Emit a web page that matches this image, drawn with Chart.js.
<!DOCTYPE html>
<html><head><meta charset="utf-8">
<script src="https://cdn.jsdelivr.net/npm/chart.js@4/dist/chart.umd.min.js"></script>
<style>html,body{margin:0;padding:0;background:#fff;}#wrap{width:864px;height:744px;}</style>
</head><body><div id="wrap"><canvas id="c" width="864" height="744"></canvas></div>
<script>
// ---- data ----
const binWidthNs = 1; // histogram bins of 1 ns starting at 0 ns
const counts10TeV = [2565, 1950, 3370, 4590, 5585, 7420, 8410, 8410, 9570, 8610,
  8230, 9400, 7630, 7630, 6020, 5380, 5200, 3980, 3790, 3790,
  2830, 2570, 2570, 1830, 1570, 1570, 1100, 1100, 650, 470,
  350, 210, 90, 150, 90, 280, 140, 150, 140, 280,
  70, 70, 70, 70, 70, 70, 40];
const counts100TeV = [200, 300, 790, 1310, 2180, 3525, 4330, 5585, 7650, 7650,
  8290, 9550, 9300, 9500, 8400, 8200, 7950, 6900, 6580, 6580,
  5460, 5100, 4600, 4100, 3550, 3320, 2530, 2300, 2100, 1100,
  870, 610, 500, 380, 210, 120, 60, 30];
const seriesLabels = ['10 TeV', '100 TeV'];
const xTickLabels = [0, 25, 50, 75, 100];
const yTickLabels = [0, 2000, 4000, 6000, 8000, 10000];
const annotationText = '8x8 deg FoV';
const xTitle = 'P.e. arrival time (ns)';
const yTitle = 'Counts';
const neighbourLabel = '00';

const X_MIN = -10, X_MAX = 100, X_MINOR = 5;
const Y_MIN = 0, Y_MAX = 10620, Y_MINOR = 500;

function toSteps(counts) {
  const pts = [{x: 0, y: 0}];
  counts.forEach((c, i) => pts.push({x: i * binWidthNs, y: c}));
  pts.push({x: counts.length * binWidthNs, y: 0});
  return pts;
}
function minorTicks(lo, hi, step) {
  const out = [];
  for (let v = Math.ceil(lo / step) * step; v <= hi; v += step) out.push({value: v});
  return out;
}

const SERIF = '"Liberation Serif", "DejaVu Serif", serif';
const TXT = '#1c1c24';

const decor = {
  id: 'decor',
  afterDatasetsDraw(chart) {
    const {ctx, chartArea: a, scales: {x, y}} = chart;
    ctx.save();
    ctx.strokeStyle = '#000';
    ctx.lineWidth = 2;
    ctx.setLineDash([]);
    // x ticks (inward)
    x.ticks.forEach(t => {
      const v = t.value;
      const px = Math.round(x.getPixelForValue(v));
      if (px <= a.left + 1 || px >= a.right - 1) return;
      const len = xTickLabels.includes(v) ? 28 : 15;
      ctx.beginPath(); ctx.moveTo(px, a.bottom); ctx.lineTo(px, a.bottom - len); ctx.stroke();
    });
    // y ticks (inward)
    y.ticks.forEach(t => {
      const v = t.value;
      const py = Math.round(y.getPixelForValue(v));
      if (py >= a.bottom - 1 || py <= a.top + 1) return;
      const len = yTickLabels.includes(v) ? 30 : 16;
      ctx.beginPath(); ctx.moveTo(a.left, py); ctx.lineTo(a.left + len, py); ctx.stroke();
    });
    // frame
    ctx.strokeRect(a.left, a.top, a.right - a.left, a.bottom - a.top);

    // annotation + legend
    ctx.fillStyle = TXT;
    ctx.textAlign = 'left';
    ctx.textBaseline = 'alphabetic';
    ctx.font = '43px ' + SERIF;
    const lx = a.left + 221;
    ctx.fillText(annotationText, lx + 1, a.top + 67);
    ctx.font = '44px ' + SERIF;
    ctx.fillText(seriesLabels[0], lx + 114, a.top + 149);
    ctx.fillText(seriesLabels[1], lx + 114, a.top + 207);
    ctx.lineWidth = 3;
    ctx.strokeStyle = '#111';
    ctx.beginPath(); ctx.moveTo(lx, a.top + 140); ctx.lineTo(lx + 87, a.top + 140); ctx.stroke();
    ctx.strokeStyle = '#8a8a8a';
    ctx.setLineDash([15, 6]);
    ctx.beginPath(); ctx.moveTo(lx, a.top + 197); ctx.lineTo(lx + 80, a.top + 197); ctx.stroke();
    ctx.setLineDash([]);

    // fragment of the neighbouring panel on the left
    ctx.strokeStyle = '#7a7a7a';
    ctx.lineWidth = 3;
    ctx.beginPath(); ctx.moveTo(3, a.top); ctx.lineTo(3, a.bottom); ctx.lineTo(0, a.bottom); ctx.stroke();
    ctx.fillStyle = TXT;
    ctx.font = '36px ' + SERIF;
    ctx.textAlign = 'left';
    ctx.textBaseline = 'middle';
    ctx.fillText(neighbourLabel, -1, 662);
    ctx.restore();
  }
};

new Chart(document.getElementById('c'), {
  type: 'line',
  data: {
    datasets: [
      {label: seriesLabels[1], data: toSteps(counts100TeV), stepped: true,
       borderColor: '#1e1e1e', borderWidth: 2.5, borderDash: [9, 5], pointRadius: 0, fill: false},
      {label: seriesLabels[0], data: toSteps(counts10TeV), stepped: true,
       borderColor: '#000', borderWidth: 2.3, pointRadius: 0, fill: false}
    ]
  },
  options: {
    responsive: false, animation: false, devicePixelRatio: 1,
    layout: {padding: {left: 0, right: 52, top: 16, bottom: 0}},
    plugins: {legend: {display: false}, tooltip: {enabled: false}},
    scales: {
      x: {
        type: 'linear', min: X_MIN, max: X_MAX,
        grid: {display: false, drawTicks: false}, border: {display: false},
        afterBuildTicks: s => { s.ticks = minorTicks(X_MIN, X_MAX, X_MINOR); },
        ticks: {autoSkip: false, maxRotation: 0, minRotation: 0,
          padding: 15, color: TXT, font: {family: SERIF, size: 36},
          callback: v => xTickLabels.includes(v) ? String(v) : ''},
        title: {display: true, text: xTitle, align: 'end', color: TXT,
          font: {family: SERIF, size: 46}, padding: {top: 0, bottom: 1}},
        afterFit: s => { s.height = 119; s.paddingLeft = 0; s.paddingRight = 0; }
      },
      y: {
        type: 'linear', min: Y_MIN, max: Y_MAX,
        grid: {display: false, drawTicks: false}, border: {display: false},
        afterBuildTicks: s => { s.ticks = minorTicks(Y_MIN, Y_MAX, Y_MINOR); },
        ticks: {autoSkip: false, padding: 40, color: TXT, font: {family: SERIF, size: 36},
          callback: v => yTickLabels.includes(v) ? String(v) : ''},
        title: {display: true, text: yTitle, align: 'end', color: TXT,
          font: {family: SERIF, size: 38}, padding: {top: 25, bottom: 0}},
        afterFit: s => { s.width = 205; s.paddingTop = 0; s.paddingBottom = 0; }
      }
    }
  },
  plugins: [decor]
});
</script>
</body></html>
- - -
• EXERCISE INSTRUCTIONS
Each line of the material should be duplicated exactly, please.

• THE RESPONSE
Emit a web page that matches this image, drawn with Chart.js.
<!DOCTYPE html>
<html><head><meta charset="utf-8">
<script src="https://cdn.jsdelivr.net/npm/chart.js@4/dist/chart.umd.min.js"></script>
<style>html,body{margin:0;padding:0;background:#fff;}#wrap{width:864px;height:744px;}</style>
</head><body><div id="wrap"><canvas id="c" width="864" height="744"></canvas></div>
<script>
// ---- data ----
const binWidthNs = 1; // histogram bins of 1 ns starting at 0 ns
const counts10TeV = [2565, 1950, 3370, 4590, 5585, 7420, 8410, 8410, 9570, 8610,
  8230, 9400, 7630, 7630, 6020, 5380, 5200, 3980, 3790, 3790,
  2830, 2570, 2570, 1830, 1570, 1570, 1100, 1100, 650, 470,
  350, 210, 90, 150, 90, 280, 140, 150, 140, 280,
  70, 70, 70, 70, 70, 70, 40];
const counts100TeV = [200, 300, 790, 1310, 2180, 3525, 4330, 5585, 7650, 7650,
  8290, 9550, 9300, 9500, 8400, 8200, 7950, 6900, 6580, 6580,
  5460, 5100, 4600, 4100, 3550, 3320, 2530, 2300, 2100, 1100,
  870, 610, 500, 380, 210, 120, 60, 30];
const seriesLabels = ['10 TeV', '100 TeV'];
const xTickLabels = [0, 25, 50, 75, 100];
const yTickLabels = [0, 2000, 4000, 6000, 8000, 10000];
const annotationText = '8x8 deg FoV';
const xTitle = 'P.e. arrival time (ns)';
const yTitle = 'Counts';
const neighbourLabel = '00';

const X_MIN = -10, X_MAX = 100, X_MINOR = 5;
const Y_MIN = 0, Y_MAX = 10620, Y_MINOR = 500;

function toSteps(counts) {
  const pts = [{x: 0, y: 0}];
  counts.forEach((c, i) => pts.push({x: i * binWidthNs, y: c}));
  pts.push({x: counts.length * binWidthNs, y: 0});
  return pts;
}
function minorTicks(lo, hi, step) {
  const out = [];
  for (let v = Math.ceil(lo / step) * step; v <= hi; v += step) out.push({value: v});
  return out;
}

const SERIF = '"Liberation Serif", "DejaVu Serif", serif';
const TXT = '#1c1c24';

const decor = {
  id: 'decor',
  afterDatasetsDraw(chart) {
    const {ctx, chartArea: a, scales: {x, y}} = chart;
    ctx.save();
    ctx.strokeStyle = '#000';
    ctx.lineWidth = 2;
    ctx.setLineDash([]);
    // x ticks (inward)
    x.ticks.forEach(t => {
      const v = t.value;
      const px = Math.round(x.getPixelForValue(v));
      if (px <= a.left + 1 || px >= a.right - 1) return;
      const len = xTickLabels.includes(v) ? 28 : 15;
      ctx.beginPath(); ctx.moveTo(px, a.bottom); ctx.lineTo(px, a.bottom - len); ctx.stroke();
    });
    // y ticks (inward)
    y.ticks.forEach(t => {
      const v = t.value;
      const py = Math.round(y.getPixelForValue(v));
      if (py >= a.bottom - 1 || py <= a.top + 1) return;
      const len = yTickLabels.includes(v) ? 30 : 16;
      ctx.beginPath(); ctx.moveTo(a.left, py); ctx.lineTo(a.left + len, py); ctx.stroke();
    });
    // frame
    ctx.strokeRect(a.left, a.top, a.right - a.left, a.bottom - a.top);

    // annotation + legend
    ctx.fillStyle = TXT;
    ctx.textAlign = 'left';
    ctx.textBaseline = 'alphabetic';
    ctx.font = '43px ' + SERIF;
    const lx = a.left + 221;
    ctx.fillText(annotationText, lx + 1, a.top + 67);
    ctx.font = '44px ' + SERIF;
    ctx.fillText(seriesLabels[0], lx + 114, a.top + 149);
    ctx.fillText(seriesLabels[1], lx + 114, a.top + 207);
    ctx.lineWidth = 3;
    ctx.strokeStyle = '#111';
    ctx.beginPath(); ctx.moveTo(lx, a.top + 140); ctx.lineTo(lx + 87, a.top + 140); ctx.stroke();
    ctx.strokeStyle = '#8a8a8a';
    ctx.setLineDash([15, 6]);
    ctx.beginPath(); ctx.moveTo(lx, a.top + 197); ctx.lineTo(lx + 80, a.top + 197); ctx.stroke();
    ctx.setLineDash([]);

    // fragment of the neighbouring panel on the left
    ctx.strokeStyle = '#7a7a7a';
    ctx.lineWidth = 3;
    ctx.beginPath(); ctx.moveTo(3, a.top); ctx.lineTo(3, a.bottom); ctx.lineTo(0, a.bottom); ctx.stroke();
    ctx.fillStyle = TXT;
    ctx.font = '36px ' + SERIF;
    ctx.textAlign = 'left';
    ctx.textBaseline = 'middle';
    ctx.fillText(neighbourLabel, -1, 662);
    ctx.restore();
  }
};

new Chart(document.getElementById('c'), {
  type: 'line',
  data: {
    datasets: [
      {label: seriesLabels[1], data: toSteps(counts100TeV), stepped: true,
       borderColor: '#1e1e1e', borderWidth: 2.5, borderDash: [9, 5], pointRadius: 0, fill: false},
      {label: seriesLabels[0], data: toSteps(counts10TeV), stepped: true,
       borderColor: '#000', borderWidth: 2.3, pointRadius: 0, fill: false}
    ]
  },
  options: {
    responsive: false, animation: false, devicePixelRatio: 1,
    layout: {padding: {left: 0, right: 52, top: 16, bottom: 0}},
    plugins: {legend: {display: false}, tooltip: {enabled: false}},
    scales: {
      x: {
        type: 'linear', min: X_MIN, max: X_MAX,
        grid: {display: false, drawTicks: false}, border: {display: false},
        afterBuildTicks: s => { s.ticks = minorTicks(X_MIN, X_MAX, X_MINOR); },
        ticks: {autoSkip: false, maxRotation: 0, minRotation: 0,
          padding: 15, color: TXT, font: {family: SERIF, size: 36},
          callback: v => xTickLabels.includes(v) ? String(v) : ''},
        title: {display: true, text: xTitle, align: 'end', color: TXT,
          font: {family: SERIF, size: 46}, padding: {top: 0, bottom: 1}},
        afterFit: s => { s.height = 119; s.paddingLeft = 0; s.paddingRight = 0; }
      },
      y: {
        type: 'linear', min: Y_MIN, max: Y_MAX,
        grid: {display: false, drawTicks: false}, border: {display: false},
        afterBuildTicks: s => { s.ticks = minorTicks(Y_MIN, Y_MAX, Y_MINOR); },
        ticks: {autoSkip: false, padding: 40, color: TXT, font: {family: SERIF, size: 36},
          callback: v => yTickLabels.includes(v) ? String(v) : ''},
        title: {display: true, text: yTitle, align: 'end', color: TXT,
          font: {family: SERIF, size: 38}, padding: {top: 25, bottom: 0}},
        afterFit: s => { s.width = 205; s.paddingTop = 0; s.paddingBottom = 0; }
      }
    }
  },
  plugins: [decor]
});
</script>
</body></html>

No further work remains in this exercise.